What the exercise asks: Copy out the listing that follows exactly, dropping every picture.

Data block:
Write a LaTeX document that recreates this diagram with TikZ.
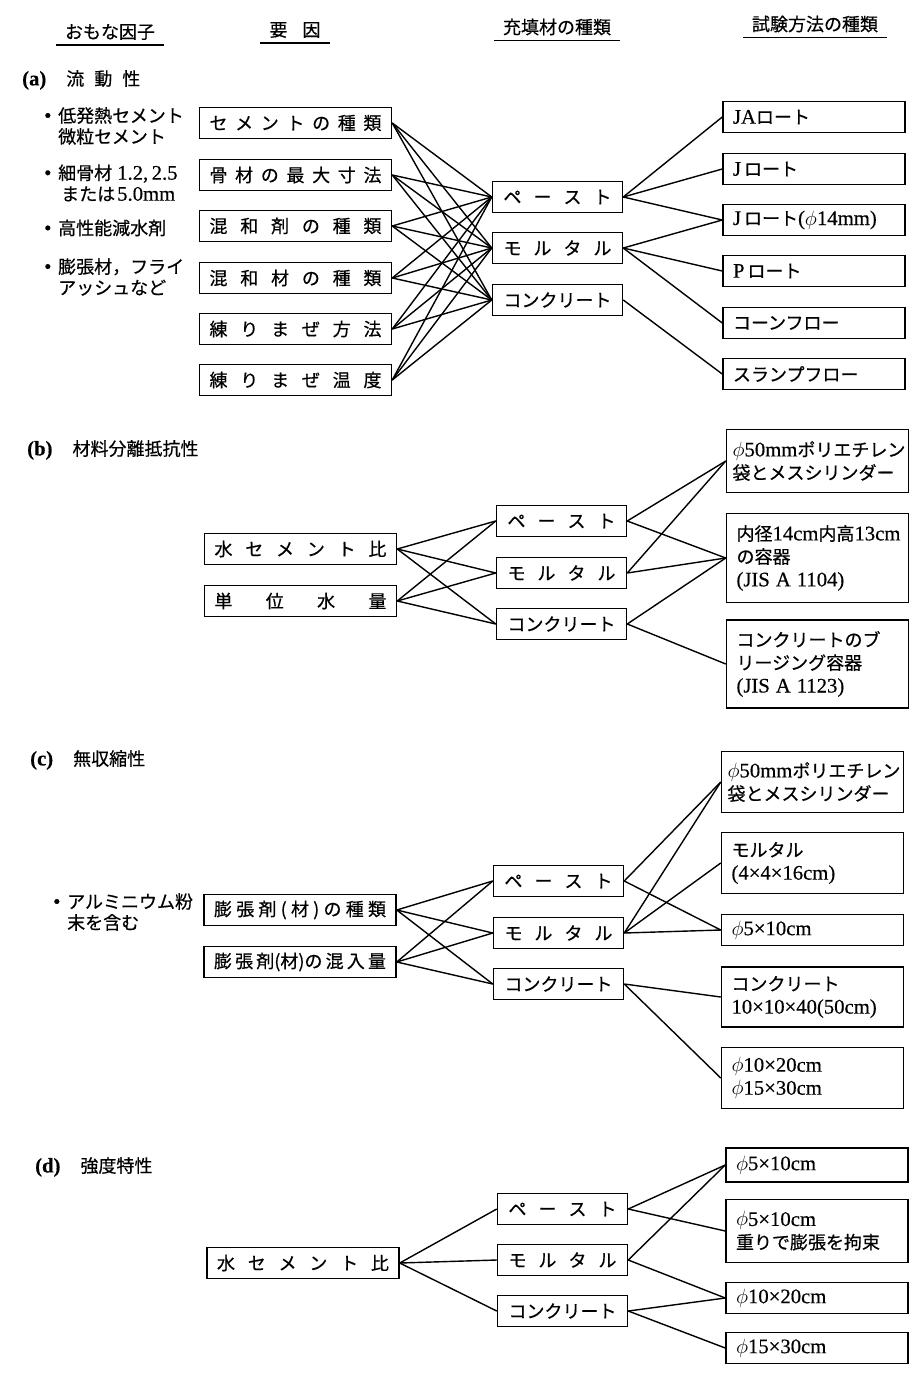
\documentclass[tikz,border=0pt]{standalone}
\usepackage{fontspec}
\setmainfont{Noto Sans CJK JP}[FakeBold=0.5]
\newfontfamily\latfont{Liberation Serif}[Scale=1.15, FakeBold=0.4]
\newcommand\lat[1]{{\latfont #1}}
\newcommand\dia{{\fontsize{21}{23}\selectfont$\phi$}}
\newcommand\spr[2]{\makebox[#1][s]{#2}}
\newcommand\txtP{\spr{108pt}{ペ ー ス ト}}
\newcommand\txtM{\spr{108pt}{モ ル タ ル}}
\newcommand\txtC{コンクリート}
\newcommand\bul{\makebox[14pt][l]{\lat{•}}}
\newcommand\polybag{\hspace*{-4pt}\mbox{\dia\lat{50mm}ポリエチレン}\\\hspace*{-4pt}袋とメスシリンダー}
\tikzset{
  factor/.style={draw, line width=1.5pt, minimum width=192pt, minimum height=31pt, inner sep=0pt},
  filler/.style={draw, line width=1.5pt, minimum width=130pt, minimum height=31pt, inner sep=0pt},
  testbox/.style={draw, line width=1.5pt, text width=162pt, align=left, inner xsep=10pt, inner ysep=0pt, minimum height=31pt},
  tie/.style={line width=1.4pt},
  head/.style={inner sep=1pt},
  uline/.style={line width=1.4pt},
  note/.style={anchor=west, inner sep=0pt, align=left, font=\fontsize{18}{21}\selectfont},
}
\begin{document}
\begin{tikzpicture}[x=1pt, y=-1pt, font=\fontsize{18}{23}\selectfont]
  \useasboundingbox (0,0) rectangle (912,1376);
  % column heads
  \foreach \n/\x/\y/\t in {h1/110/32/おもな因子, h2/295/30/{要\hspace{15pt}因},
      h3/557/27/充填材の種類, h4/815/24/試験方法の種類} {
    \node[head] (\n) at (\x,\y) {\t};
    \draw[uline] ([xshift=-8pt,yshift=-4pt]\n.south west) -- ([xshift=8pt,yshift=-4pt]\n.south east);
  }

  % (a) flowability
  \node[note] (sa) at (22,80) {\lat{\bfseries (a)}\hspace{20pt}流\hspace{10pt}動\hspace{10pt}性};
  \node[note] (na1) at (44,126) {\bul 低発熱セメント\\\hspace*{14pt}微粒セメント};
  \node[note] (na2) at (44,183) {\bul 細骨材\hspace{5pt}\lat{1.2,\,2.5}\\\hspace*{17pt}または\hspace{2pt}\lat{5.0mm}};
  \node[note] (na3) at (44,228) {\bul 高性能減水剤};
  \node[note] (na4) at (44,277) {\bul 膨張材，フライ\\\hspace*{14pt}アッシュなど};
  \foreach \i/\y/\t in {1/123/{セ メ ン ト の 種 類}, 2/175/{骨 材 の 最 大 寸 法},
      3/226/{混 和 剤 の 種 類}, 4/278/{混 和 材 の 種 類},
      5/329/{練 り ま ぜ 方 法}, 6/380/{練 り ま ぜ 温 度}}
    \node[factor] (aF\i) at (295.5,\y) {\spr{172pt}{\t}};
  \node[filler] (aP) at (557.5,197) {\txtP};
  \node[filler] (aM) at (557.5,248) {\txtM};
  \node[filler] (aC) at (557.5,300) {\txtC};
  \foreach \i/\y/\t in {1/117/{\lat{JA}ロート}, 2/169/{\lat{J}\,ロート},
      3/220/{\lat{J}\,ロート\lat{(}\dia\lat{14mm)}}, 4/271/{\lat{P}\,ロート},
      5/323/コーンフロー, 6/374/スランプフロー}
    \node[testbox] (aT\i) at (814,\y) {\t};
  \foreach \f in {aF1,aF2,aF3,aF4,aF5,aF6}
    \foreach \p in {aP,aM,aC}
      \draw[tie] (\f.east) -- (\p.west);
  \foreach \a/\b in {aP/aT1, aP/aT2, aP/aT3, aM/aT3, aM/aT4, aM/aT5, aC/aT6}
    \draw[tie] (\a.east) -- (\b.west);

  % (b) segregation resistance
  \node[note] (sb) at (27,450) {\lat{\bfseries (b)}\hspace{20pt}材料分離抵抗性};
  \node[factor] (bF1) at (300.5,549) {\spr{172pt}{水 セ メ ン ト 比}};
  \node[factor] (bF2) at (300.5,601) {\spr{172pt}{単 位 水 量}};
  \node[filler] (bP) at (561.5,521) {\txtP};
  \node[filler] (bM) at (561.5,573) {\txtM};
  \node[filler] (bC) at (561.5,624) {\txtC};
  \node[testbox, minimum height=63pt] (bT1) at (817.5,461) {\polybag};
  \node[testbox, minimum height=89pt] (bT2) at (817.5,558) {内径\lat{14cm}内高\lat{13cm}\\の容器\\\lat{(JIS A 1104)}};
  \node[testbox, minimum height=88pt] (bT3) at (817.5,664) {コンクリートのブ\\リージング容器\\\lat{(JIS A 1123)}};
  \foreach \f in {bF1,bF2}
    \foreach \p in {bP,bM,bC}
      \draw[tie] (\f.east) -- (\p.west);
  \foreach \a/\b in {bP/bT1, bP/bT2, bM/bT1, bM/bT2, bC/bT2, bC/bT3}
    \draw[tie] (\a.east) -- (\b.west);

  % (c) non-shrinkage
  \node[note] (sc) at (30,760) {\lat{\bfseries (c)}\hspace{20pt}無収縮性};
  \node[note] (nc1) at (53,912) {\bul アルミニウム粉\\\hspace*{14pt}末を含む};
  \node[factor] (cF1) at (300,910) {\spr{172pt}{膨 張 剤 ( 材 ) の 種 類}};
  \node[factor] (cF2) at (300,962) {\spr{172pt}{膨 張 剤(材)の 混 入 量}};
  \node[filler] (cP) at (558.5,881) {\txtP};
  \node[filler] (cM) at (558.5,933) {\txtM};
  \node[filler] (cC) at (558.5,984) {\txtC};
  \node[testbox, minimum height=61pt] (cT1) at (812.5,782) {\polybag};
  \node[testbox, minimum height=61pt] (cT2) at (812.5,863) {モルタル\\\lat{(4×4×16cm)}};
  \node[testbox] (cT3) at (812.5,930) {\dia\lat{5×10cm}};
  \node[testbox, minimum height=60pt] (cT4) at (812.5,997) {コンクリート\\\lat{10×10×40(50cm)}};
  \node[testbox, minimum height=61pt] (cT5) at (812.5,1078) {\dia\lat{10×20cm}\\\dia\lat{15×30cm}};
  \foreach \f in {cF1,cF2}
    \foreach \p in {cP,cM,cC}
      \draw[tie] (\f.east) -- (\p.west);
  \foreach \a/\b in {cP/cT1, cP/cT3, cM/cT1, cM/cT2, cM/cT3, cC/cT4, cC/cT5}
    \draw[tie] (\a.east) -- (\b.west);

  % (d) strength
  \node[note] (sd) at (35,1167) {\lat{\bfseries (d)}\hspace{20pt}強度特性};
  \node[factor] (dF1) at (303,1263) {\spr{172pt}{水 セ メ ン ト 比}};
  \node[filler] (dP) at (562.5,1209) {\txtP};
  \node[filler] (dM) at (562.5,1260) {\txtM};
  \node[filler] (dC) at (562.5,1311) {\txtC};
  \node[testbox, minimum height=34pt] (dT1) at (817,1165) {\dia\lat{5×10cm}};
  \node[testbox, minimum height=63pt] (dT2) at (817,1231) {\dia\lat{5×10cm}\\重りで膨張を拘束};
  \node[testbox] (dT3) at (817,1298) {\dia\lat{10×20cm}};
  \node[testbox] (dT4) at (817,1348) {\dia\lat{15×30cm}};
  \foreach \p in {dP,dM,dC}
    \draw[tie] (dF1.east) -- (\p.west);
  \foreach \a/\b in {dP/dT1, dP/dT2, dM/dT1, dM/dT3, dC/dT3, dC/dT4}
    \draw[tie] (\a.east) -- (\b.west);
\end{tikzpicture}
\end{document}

Solved exercise:
Write a LaTeX document that recreates this diagram with TikZ.
\documentclass[tikz,border=0pt]{standalone}
\usepackage{fontspec}
\setmainfont{Noto Sans CJK JP}[FakeBold=0.5]
\newfontfamily\latfont{Liberation Serif}[Scale=1.15, FakeBold=0.4]
\newcommand\lat[1]{{\latfont #1}}
\newcommand\dia{{\fontsize{21}{23}\selectfont$\phi$}}
\newcommand\spr[2]{\makebox[#1][s]{#2}}
\newcommand\txtP{\spr{108pt}{ペ ー ス ト}}
\newcommand\txtM{\spr{108pt}{モ ル タ ル}}
\newcommand\txtC{コンクリート}
\newcommand\bul{\makebox[14pt][l]{\lat{•}}}
\newcommand\polybag{\hspace*{-4pt}\mbox{\dia\lat{50mm}ポリエチレン}\\\hspace*{-4pt}袋とメスシリンダー}
\tikzset{
  factor/.style={draw, line width=1.5pt, minimum width=192pt, minimum height=31pt, inner sep=0pt},
  filler/.style={draw, line width=1.5pt, minimum width=130pt, minimum height=31pt, inner sep=0pt},
  testbox/.style={draw, line width=1.5pt, text width=162pt, align=left, inner xsep=10pt, inner ysep=0pt, minimum height=31pt},
  tie/.style={line width=1.4pt},
  head/.style={inner sep=1pt},
  uline/.style={line width=1.4pt},
  note/.style={anchor=west, inner sep=0pt, align=left, font=\fontsize{18}{21}\selectfont},
}
\begin{document}
\begin{tikzpicture}[x=1pt, y=-1pt, font=\fontsize{18}{23}\selectfont]
  \useasboundingbox (0,0) rectangle (912,1376);
  % column heads
  \foreach \n/\x/\y/\t in {h1/110/32/おもな因子, h2/295/30/{要\hspace{15pt}因},
      h3/557/27/充填材の種類, h4/815/24/試験方法の種類} {
    \node[head] (\n) at (\x,\y) {\t};
    \draw[uline] ([xshift=-8pt,yshift=-4pt]\n.south west) -- ([xshift=8pt,yshift=-4pt]\n.south east);
  }

  % (a) flowability
  \node[note] (sa) at (22,80) {\lat{\bfseries (a)}\hspace{20pt}流\hspace{10pt}動\hspace{10pt}性};
  \node[note] (na1) at (44,126) {\bul 低発熱セメント\\\hspace*{14pt}微粒セメント};
  \node[note] (na2) at (44,183) {\bul 細骨材\hspace{5pt}\lat{1.2,\,2.5}\\\hspace*{17pt}または\hspace{2pt}\lat{5.0mm}};
  \node[note] (na3) at (44,228) {\bul 高性能減水剤};
  \node[note] (na4) at (44,277) {\bul 膨張材，フライ\\\hspace*{14pt}アッシュなど};
  \foreach \i/\y/\t in {1/123/{セ メ ン ト の 種 類}, 2/175/{骨 材 の 最 大 寸 法},
      3/226/{混 和 剤 の 種 類}, 4/278/{混 和 材 の 種 類},
      5/329/{練 り ま ぜ 方 法}, 6/380/{練 り ま ぜ 温 度}}
    \node[factor] (aF\i) at (295.5,\y) {\spr{172pt}{\t}};
  \node[filler] (aP) at (557.5,197) {\txtP};
  \node[filler] (aM) at (557.5,248) {\txtM};
  \node[filler] (aC) at (557.5,300) {\txtC};
  \foreach \i/\y/\t in {1/117/{\lat{JA}ロート}, 2/169/{\lat{J}\,ロート},
      3/220/{\lat{J}\,ロート\lat{(}\dia\lat{14mm)}}, 4/271/{\lat{P}\,ロート},
      5/323/コーンフロー, 6/374/スランプフロー}
    \node[testbox] (aT\i) at (814,\y) {\t};
  \foreach \f in {aF1,aF2,aF3,aF4,aF5,aF6}
    \foreach \p in {aP,aM,aC}
      \draw[tie] (\f.east) -- (\p.west);
  \foreach \a/\b in {aP/aT1, aP/aT2, aP/aT3, aM/aT3, aM/aT4, aM/aT5, aC/aT6}
    \draw[tie] (\a.east) -- (\b.west);

  % (b) segregation resistance
  \node[note] (sb) at (27,450) {\lat{\bfseries (b)}\hspace{20pt}材料分離抵抗性};
  \node[factor] (bF1) at (300.5,549) {\spr{172pt}{水 セ メ ン ト 比}};
  \node[factor] (bF2) at (300.5,601) {\spr{172pt}{単 位 水 量}};
  \node[filler] (bP) at (561.5,521) {\txtP};
  \node[filler] (bM) at (561.5,573) {\txtM};
  \node[filler] (bC) at (561.5,624) {\txtC};
  \node[testbox, minimum height=63pt] (bT1) at (817.5,461) {\polybag};
  \node[testbox, minimum height=89pt] (bT2) at (817.5,558) {内径\lat{14cm}内高\lat{13cm}\\の容器\\\lat{(JIS A 1104)}};
  \node[testbox, minimum height=88pt] (bT3) at (817.5,664) {コンクリートのブ\\リージング容器\\\lat{(JIS A 1123)}};
  \foreach \f in {bF1,bF2}
    \foreach \p in {bP,bM,bC}
      \draw[tie] (\f.east) -- (\p.west);
  \foreach \a/\b in {bP/bT1, bP/bT2, bM/bT1, bM/bT2, bC/bT2, bC/bT3}
    \draw[tie] (\a.east) -- (\b.west);

  % (c) non-shrinkage
  \node[note] (sc) at (30,760) {\lat{\bfseries (c)}\hspace{20pt}無収縮性};
  \node[note] (nc1) at (53,912) {\bul アルミニウム粉\\\hspace*{14pt}末を含む};
  \node[factor] (cF1) at (300,910) {\spr{172pt}{膨 張 剤 ( 材 ) の 種 類}};
  \node[factor] (cF2) at (300,962) {\spr{172pt}{膨 張 剤(材)の 混 入 量}};
  \node[filler] (cP) at (558.5,881) {\txtP};
  \node[filler] (cM) at (558.5,933) {\txtM};
  \node[filler] (cC) at (558.5,984) {\txtC};
  \node[testbox, minimum height=61pt] (cT1) at (812.5,782) {\polybag};
  \node[testbox, minimum height=61pt] (cT2) at (812.5,863) {モルタル\\\lat{(4×4×16cm)}};
  \node[testbox] (cT3) at (812.5,930) {\dia\lat{5×10cm}};
  \node[testbox, minimum height=60pt] (cT4) at (812.5,997) {コンクリート\\\lat{10×10×40(50cm)}};
  \node[testbox, minimum height=61pt] (cT5) at (812.5,1078) {\dia\lat{10×20cm}\\\dia\lat{15×30cm}};
  \foreach \f in {cF1,cF2}
    \foreach \p in {cP,cM,cC}
      \draw[tie] (\f.east) -- (\p.west);
  \foreach \a/\b in {cP/cT1, cP/cT3, cM/cT1, cM/cT2, cM/cT3, cC/cT4, cC/cT5}
    \draw[tie] (\a.east) -- (\b.west);

  % (d) strength
  \node[note] (sd) at (35,1167) {\lat{\bfseries (d)}\hspace{20pt}強度特性};
  \node[factor] (dF1) at (303,1263) {\spr{172pt}{水 セ メ ン ト 比}};
  \node[filler] (dP) at (562.5,1209) {\txtP};
  \node[filler] (dM) at (562.5,1260) {\txtM};
  \node[filler] (dC) at (562.5,1311) {\txtC};
  \node[testbox, minimum height=34pt] (dT1) at (817,1165) {\dia\lat{5×10cm}};
  \node[testbox, minimum height=63pt] (dT2) at (817,1231) {\dia\lat{5×10cm}\\重りで膨張を拘束};
  \node[testbox] (dT3) at (817,1298) {\dia\lat{10×20cm}};
  \node[testbox] (dT4) at (817,1348) {\dia\lat{15×30cm}};
  \foreach \p in {dP,dM,dC}
    \draw[tie] (dF1.east) -- (\p.west);
  \foreach \a/\b in {dP/dT1, dP/dT2, dM/dT1, dM/dT3, dC/dT3, dC/dT4}
    \draw[tie] (\a.east) -- (\b.west);
\end{tikzpicture}
\end{document}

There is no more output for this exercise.